[Data for this exercise]
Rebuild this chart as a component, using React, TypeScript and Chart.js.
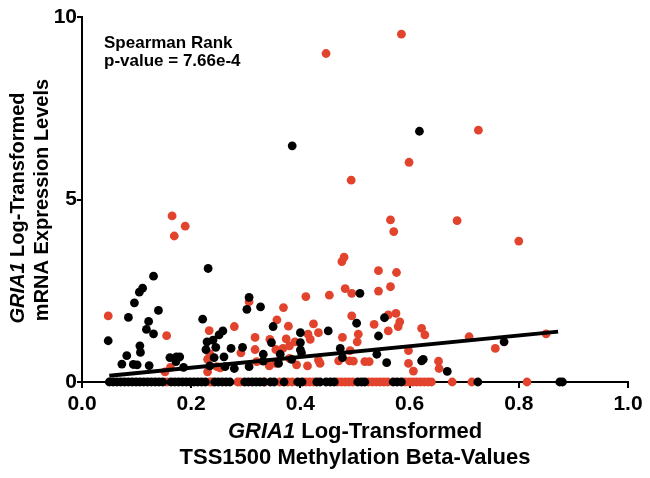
import React, { useEffect, useRef } from "react";
import { Chart, registerables } from "chart.js";

Chart.register(...registerables);

const RED = "#E2432C";
const BLACK = "#000000";
const FONT = "'Liberation Sans', Arial, sans-serif";

// Non-zero points, [beta, expression]
const blackPoints: [number, number][] = [
  [0.048, 1.13], [0.073, 0.49], [0.082, 0.72], [0.085, 1.77], [0.094, 0.48], [0.096, 2.17],
  [0.101, 0.47], [0.105, 2.46], [0.106, 0.99], [0.107, 0.81], [0.111, 2.57], [0.118, 1.44],
  [0.122, 1.66], [0.123, 0.45], [0.131, 1.32], [0.131, 2.9], [0.14, 1.96], [0.161, 0.67],
  [0.172, 0.56], [0.173, 0.69], [0.179, 0.69], [0.186, 0.4], [0.221, 1.72], [0.231, 3.11],
  [0.227, 0.89], [0.229, 1.1], [0.24, 1.15], [0.245, 0.95], [0.251, 1.29], [0.258, 1.4],
  [0.242, 0.67], [0.26, 0.69], [0.234, 0.44], [0.262, 0.42], [0.273, 0.92], [0.279, 0.37],
  [0.294, 0.95], [0.302, 1.99], [0.306, 2.32], [0.306, 0.42], [0.327, 2.06], [0.332, 0.76],
  [0.332, 0.57], [0.347, 1.08], [0.35, 1.52], [0.36, 0.51], [0.363, 0.76], [0.384, 0.62],
  [0.385, 6.47], [0.4, 1.35], [0.4, 1.08], [0.4, 0.88], [0.402, 0.8], [0.451, 1.4],
  [0.473, 0.92], [0.477, 0.67], [0.503, 1.61], [0.509, 2.43], [0.54, 0.76], [0.543, 1.26],
  [0.554, 1.76], [0.558, 0.53], [0.618, 6.87], [0.622, 0.58], [0.625, 0.62], [0.669, 0.29],
  [0.773, 1.1],
];

const redPoints: [number, number][] = [
  [0.048, 1.81], [0.152, 0.28], [0.155, 1.27], [0.162, 0.4], [0.165, 4.55], [0.169, 4.0],
  [0.189, 4.27], [0.23, 0.28], [0.23, 0.62], [0.233, 1.41], [0.234, 0.77], [0.247, 0.42],
  [0.253, 0.39], [0.279, 1.52], [0.291, 0.8], [0.306, 2.2], [0.317, 1.22], [0.317, 0.89],
  [0.32, 0.56], [0.343, 0.44], [0.344, 1.17], [0.355, 0.89], [0.355, 0.51], [0.357, 1.7],
  [0.368, 0.92], [0.369, 2.04], [0.374, 1.18], [0.378, 1.53], [0.38, 0.99], [0.38, 0.65],
  [0.39, 1.1], [0.393, 0.47], [0.41, 2.34], [0.413, 0.44], [0.414, 1.31], [0.418, 1.17],
  [0.424, 1.59], [0.433, 1.35], [0.433, 0.6], [0.436, 0.51], [0.447, 9.0], [0.453, 2.38],
  [0.47, 0.58], [0.476, 3.3], [0.477, 1.22], [0.48, 3.42], [0.482, 2.56], [0.49, 0.58],
  [0.491, 0.86], [0.493, 5.53], [0.494, 2.43], [0.494, 1.81], [0.497, 0.57], [0.504, 1.1],
  [0.506, 1.31], [0.518, 0.56], [0.526, 0.56], [0.535, 1.58], [0.543, 3.05], [0.543, 2.49],
  [0.561, 1.84], [0.561, 1.4], [0.565, 4.44], [0.565, 2.61], [0.571, 4.12], [0.575, 1.88],
  [0.576, 3.0], [0.579, 1.52], [0.582, 1.65], [0.585, 9.53], [0.598, 0.86], [0.598, 0.51],
  [0.599, 6.02], [0.607, 0.3], [0.622, 1.47], [0.628, 1.29], [0.653, 0.57], [0.654, 0.37],
  [0.687, 4.42], [0.709, 1.24], [0.726, 6.9], [0.757, 0.92], [0.8, 3.86], [0.85, 1.32],
];

// Points sitting at zero expression (beta values only)
const blackZeroX = [
  0.05, 0.057, 0.064, 0.071, 0.078, 0.085, 0.092, 0.099, 0.106, 0.113, 0.12, 0.127, 0.134,
  0.141, 0.148, 0.163, 0.17, 0.177, 0.184, 0.191, 0.198, 0.205, 0.212, 0.219, 0.226,
  0.243, 0.25, 0.257, 0.264, 0.271, 0.298, 0.305, 0.312, 0.319, 0.326, 0.333, 0.345, 0.352,
  0.37, 0.395, 0.403, 0.43, 0.436, 0.447, 0.455, 0.462, 0.505, 0.512, 0.518, 0.57, 0.577,
  0.585, 0.725, 0.875, 0.88,
];
const redZeroX = [
  0.155, 0.234, 0.238, 0.285, 0.29, 0.335, 0.362, 0.377, 0.385, 0.41, 0.417, 0.424, 0.468,
  0.475, 0.482, 0.489, 0.496, 0.525, 0.532, 0.539, 0.546, 0.553, 0.56, 0.592, 0.599, 0.606,
  0.613, 0.62, 0.627, 0.634, 0.64, 0.678, 0.714, 0.815,
];

// Linear fit endpoints
const fitX = [0.05, 0.872];
const fitY = [0.17, 1.38];

const xTicks = [0, 0.2, 0.4, 0.6, 0.8, 1.0];
const yTicks = [0, 5, 10];

const statLines = ["Spearman Rank", "p-value = 7.66e-4"];

export default function App() {
  const ref = useRef<HTMLCanvasElement>(null);

  useEffect(() => {
    document.body.style.margin = "0";
    const canvas = ref.current!;

    const drawMixed = (
      c: CanvasRenderingContext2D,
      parts: { t: string; i: boolean }[],
      size: number,
      cx: number,
      cy: number
    ) => {
      let total = 0;
      const widths = parts.map((p) => {
        c.font = `${p.i ? "italic " : ""}bold ${size}px ${FONT}`;
        const w = c.measureText(p.t).width;
        total += w;
        return w;
      });
      let x = cx - total / 2;
      c.textAlign = "left";
      c.textBaseline = "middle";
      parts.forEach((p, k) => {
        c.font = `${p.i ? "italic " : ""}bold ${size}px ${FONT}`;
        c.fillText(p.t, x, cy);
        x += widths[k];
      });
    };

    const bgPlugin = {
      id: "bg",
      beforeDraw(chart: any) {
        const c = chart.ctx;
        c.save();
        c.fillStyle = "#fff";
        c.fillRect(0, 0, chart.width, chart.height);
        c.restore();
      },
    };

    const titlePlugin = {
      id: "titles",
      afterDraw(chart: any) {
        const c: CanvasRenderingContext2D = chart.ctx;
        const a = chart.chartArea;
        c.save();
        c.fillStyle = "#000";
        const cx = (a.left + a.right) / 2;
        const l1 = [
          { t: "GRIA1", i: true },
          { t: " Log-Transformed", i: false },
        ];
        drawMixed(c, l1, 22, cx, 432);
        drawMixed(c, [{ t: "TSS1500 Methylation Beta-Values", i: false }], 22, cx, 458);

        c.save();
        c.translate(18, 208);
        c.rotate(-Math.PI / 2);
        drawMixed(c, l1, 20, 0, 0);
        c.restore();
        c.save();
        c.translate(42, 200);
        c.rotate(-Math.PI / 2);
        drawMixed(c, [{ t: "mRNA Expression Levels", i: false }], 20, 0, 0);
        c.restore();

        c.font = `bold 17px ${FONT}`;
        c.textAlign = "left";
        c.textBaseline = "alphabetic";
        c.fillText(statLines[0], 104, 48);
        c.fillText(statLines[1], 104, 66);
        c.restore();
      },
    };

    const chart = new Chart(canvas, {
      type: "scatter",
      data: {
        datasets: [
          {
            type: "line",
            data: fitX.map((x, k) => ({ x, y: fitY[k] })),
            borderColor: BLACK,
            borderWidth: 4,
            pointRadius: 0,
            fill: false,
            order: 0,
            clip: false,
          } as any,
          {
            data: [
              ...blackPoints.map(([x, y]) => ({ x, y })),
              ...blackZeroX.map((x) => ({ x, y: 0 })),
            ],
            backgroundColor: BLACK,
            borderWidth: 0,
            pointRadius: 4.4,
            order: 1,
            clip: false,
          },
          {
            data: [
              ...redPoints.map(([x, y]) => ({ x, y })),
              ...redZeroX.map((x) => ({ x, y: 0 })),
            ],
            backgroundColor: RED,
            borderWidth: 0,
            pointRadius: 4.4,
            order: 2,
            clip: false,
          },
        ],
      },
      options: {
        responsive: false,
        animation: false,
        layout: { padding: { left: 0, right: 22, top: 17, bottom: 0 } },
        plugins: { legend: { display: false }, tooltip: { enabled: false } },
        scales: {
          x: {
            type: "linear",
            min: 0,
            max: 1,
            afterBuildTicks: (s: any) => {
              s.ticks = xTicks.map((v) => ({ value: v }));
            },
            ticks: {
              callback: (v: any) => Number(v).toFixed(1),
              color: "#000",
              font: { size: 21, weight: "bold", family: FONT },
              padding: 4,
              maxRotation: 0,
            },
            grid: {
              display: true,
              drawOnChartArea: false,
              drawTicks: true,
              tickLength: 6,
              color: "#000",
              lineWidth: 2,
            },
            border: { display: true, color: "#000", width: 2 },
            afterFit: (s: any) => {
              s.height = 96;
            },
          },
          y: {
            type: "linear",
            min: 0,
            max: 10,
            afterBuildTicks: (s: any) => {
              s.ticks = yTicks.map((v) => ({ value: v }));
            },
            ticks: {
              color: "#000",
              font: { size: 21, weight: "bold", family: FONT },
              padding: 0,
            },
            grid: {
              display: true,
              drawOnChartArea: false,
              drawTicks: true,
              tickLength: 5,
              color: "#000",
              lineWidth: 2,
            },
            border: { display: true, color: "#000", width: 2 },
            afterFit: (s: any) => {
              s.width = 82;
            },
          },
        },
      } as any,
      plugins: [bgPlugin, titlePlugin],
    });

    return () => chart.destroy();
  }, []);

  return (
    <div style={{ width: 650, height: 478 }}>
      <canvas ref={ref} width={650} height={478} style={{ display: "block" }} />
    </div>
  );
}
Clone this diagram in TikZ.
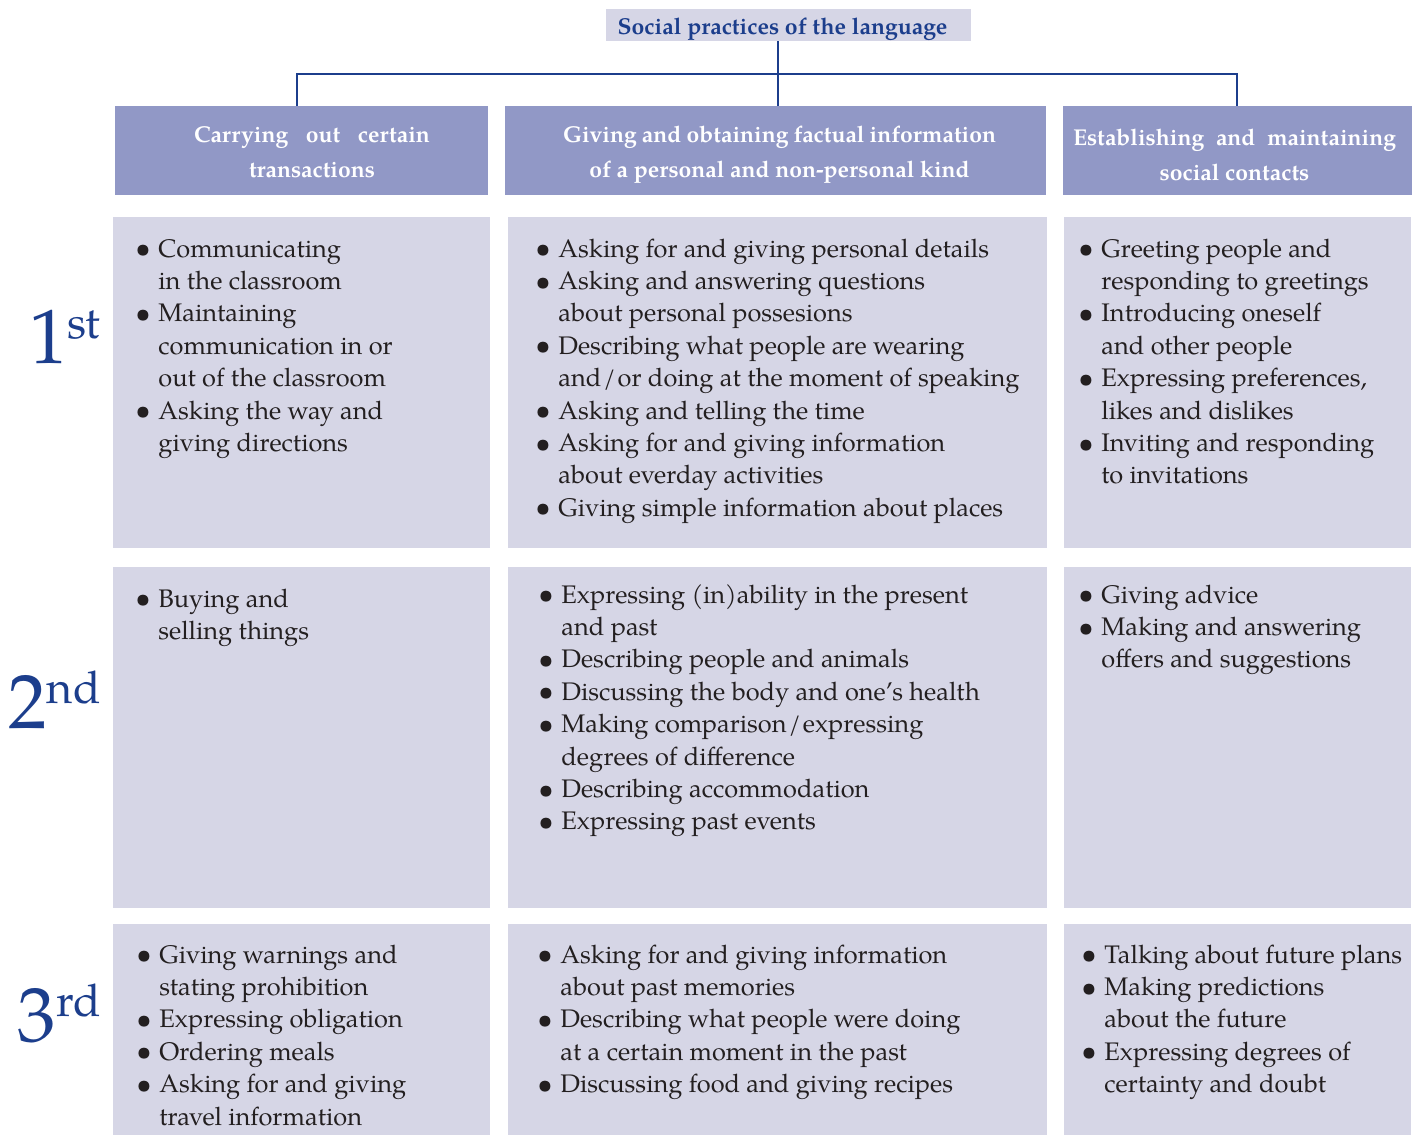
\documentclass[tikz,border=0pt]{standalone}
\usepackage{fontspec}
\setmainfont{texgyrepagella}[Extension=.otf, UprightFont=*-regular, BoldFont=*-bold, ItalicFont=*-italic, BoldItalicFont=*-bolditalic]
\definecolor{lav}{RGB}{214,214,230}
\definecolor{hdr}{RGB}{145,152,198}
\definecolor{navy}{RGB}{28,62,140}
\definecolor{ink}{RGB}{35,31,32}
\tikzset{
 cell/.style={fill=lav, draw=none, inner sep=0, outer sep=0, anchor=north west},
 hdrbox/.style={fill=hdr, draw=none, inner sep=0, outer sep=0, anchor=north west},
 titlebox/.style={fill=lav, draw=none, inner sep=0, outer sep=0, anchor=north west},
 conn/.style={draw=navy, line width=1pt},
 body/.style={anchor=base west, inner sep=0, text=ink, font=\fontsize{12.7}{16.2}\selectfont},
 hdrtext/.style={anchor=base, inner sep=0, text=white, font=\bfseries\fontsize{11.45}{17.5}\selectfont},
 titletext/.style={anchor=base, inner sep=0, text=navy, font=\bfseries\fontsize{11.5}{13}\selectfont},
 ordtext/.style={anchor=base east, inner sep=0, text=navy},
}
\newcommand\bi{\llap{\makebox[11.5pt][l]{\raisebox{-0.3pt}{\scalebox{1.08}{\textbullet}}}}}
\newcommand\ordn[2]{{\fontsize{38.5}{40}\selectfont #1}\raisebox{12.5pt}{\fontsize{22.5}{24}\selectfont #2}}
\begin{document}
\begin{tikzpicture}[x=0.5pt,y=-0.5pt]
\useasboundingbox (0,0) rectangle (1413,1135);
% title
\node[titlebox, minimum width=182.5pt, minimum height=16pt] (title) at (606,9) {};
\node[titletext] (titlet) at (782.5,34) {Social practices of the language};
% headers
\node[hdrbox, minimum width=186.5pt, minimum height=44.5pt] (h1) at (115,106) {};
\node[hdrbox, minimum width=270.5pt, minimum height=44.5pt] (h2) at (505,106) {};
\node[hdrbox, minimum width=174.5pt, minimum height=44.5pt] (h3) at (1063,106) {};
\node[hdrtext] (h1t) at (312,142) {\begin{tabular}[t]{@{}c@{}}\makebox[118pt][s]{Carrying out certain}\\ transactions\end{tabular}};
\node[hdrtext] (h2t) at (779.5,142) {\begin{tabular}[t]{@{}c@{}}\makebox[216.5pt][s]{Giving and obtaining factual information}\\ of a personal and non-personal kind\end{tabular}};
\node[hdrtext] (h3t) at (1234.5,145) {\begin{tabular}[t]{@{}c@{}}\makebox[161.5pt][s]{Establishing and maintaining}\\ social contacts\end{tabular}};
% connectors
\coordinate (jl) at (297,74);
\coordinate (jm) at (778,74);
\coordinate (jr) at (1237,74);
\draw[conn] (title.south -| jm) -- (h2.north -| jm);
\draw[conn] (h1.north -| jl) -- (jl) -- (jr) -- (h3.north -| jr);
% cells
\node[cell, minimum width=188.5pt, minimum height=165.5pt] (c11) at (113,217) {};
\node[cell, minimum width=269.5pt, minimum height=165.5pt] (c12) at (508,217) {};
\node[cell, minimum width=173.5pt, minimum height=165.5pt] (c13) at (1064,217) {};
\node[cell, minimum width=188.5pt, minimum height=170.5pt] (c21) at (113,567) {};
\node[cell, minimum width=269.5pt, minimum height=170.5pt] (c22) at (508,567) {};
\node[cell, minimum width=173.5pt, minimum height=170.5pt] (c23) at (1064,567) {};
\node[cell, minimum width=188.5pt, minimum height=105.5pt] (c31) at (113,924) {};
\node[cell, minimum width=269.5pt, minimum height=105.5pt] (c32) at (508,924) {};
\node[cell, minimum width=173.5pt, minimum height=105.5pt] (c33) at (1064,924) {};
% ordinals
\node[ordtext] (o1) at (101,363) {\ordn{1}{st}};
\node[ordtext] (o2) at (101,728) {\ordn{2}{nd}};
\node[ordtext] (o3) at (101,1041) {\ordn{3}{rd}};
% texts row 1
\node[body] (t11) at (158,257) {\begin{tabular}[t]{@{}l@{}}
\bi Communicating\\ in the classroom\\
\bi Maintaining\\ communication in or\\ out of the classroom\\
\bi Asking the way and\\ giving directions\end{tabular}};
\node[body] (t12) at (558,257) {\begin{tabular}[t]{@{}l@{}}
\bi Asking for and giving personal details\\
\bi Asking and answering questions\\ about personal possesions\\
\bi Describing what people are wearing\\ and\kern1pt/\kern1pt or doing at the moment of speaking\\
\bi Asking and telling the time\\
\bi Asking for and giving information\\ about everday activities\\
\bi Giving simple information about places\end{tabular}};
\node[body] (t13) at (1101,257) {\begin{tabular}[t]{@{}l@{}}
\bi Greeting people and\\ responding to greetings\\
\bi Introducing oneself\\ and other people\\
\bi Expressing preferences,\\ likes and dislikes\\
\bi Inviting and responding\\ to invitations\end{tabular}};
% row 2
\node[body] (t21) at (158,607) {\begin{tabular}[t]{@{}l@{}}
\bi Buying and\\ selling things\end{tabular}};
\node[body] (t22) at (561,603) {\begin{tabular}[t]{@{}l@{}}
\bi Expressing (in)ability in the present\\ and past\\
\bi Describing people and animals\\
\bi Discussing the body and one's health\\
\bi Making comparison\kern1pt/\kern1pt expressing\\ degrees of difference\\
\bi Describing accommodation\\
\bi Expressing past events\end{tabular}};
\node[body] (t23) at (1101,603) {\begin{tabular}[t]{@{}l@{}}
\bi Giving advice\\
\bi Making and answering\\ offers and suggestions\end{tabular}};
% row 3
\node[body] (t31) at (159,963) {\begin{tabular}[t]{@{}l@{}}
\bi Giving warnings and\\ stating prohibition\\
\bi Expressing obligation\\
\bi Ordering meals\\
\bi Asking for and giving\\ travel information\end{tabular}};
\node[body] (t32) at (560,963) {\begin{tabular}[t]{@{}l@{}}
\bi Asking for and giving information\\ about past memories\\
\bi Describing what people were doing\\ at a certain moment in the past\\
\bi Discussing food and giving recipes\end{tabular}};
\node[body] (t33) at (1104,963) {\begin{tabular}[t]{@{}l@{}}
\bi Talking about future plans\\
\bi Making predictions\\ about the future\\
\bi Expressing degrees of\\ certainty and doubt\end{tabular}};
\end{tikzpicture}
\end{document}
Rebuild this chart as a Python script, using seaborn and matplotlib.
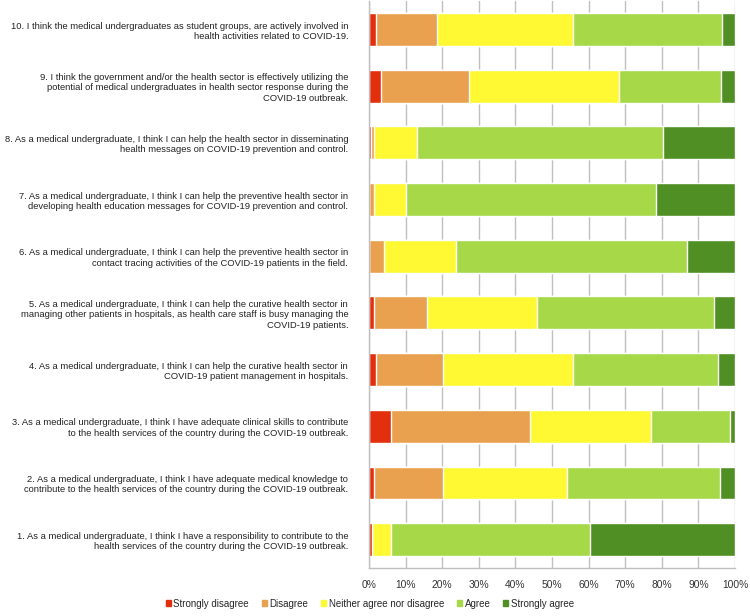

[The request] Stop after the line containing "Chart.register(...registerables);": copy the records exactly from the first line up to there, leaving pictures out.

[Response to the exercise]
Rebuild this chart as a component, using React, TypeScript and Chart.js.
import React, { useEffect, useRef } from "react";
import { Chart, registerables } from "chart.js";

Chart.register(...registerables);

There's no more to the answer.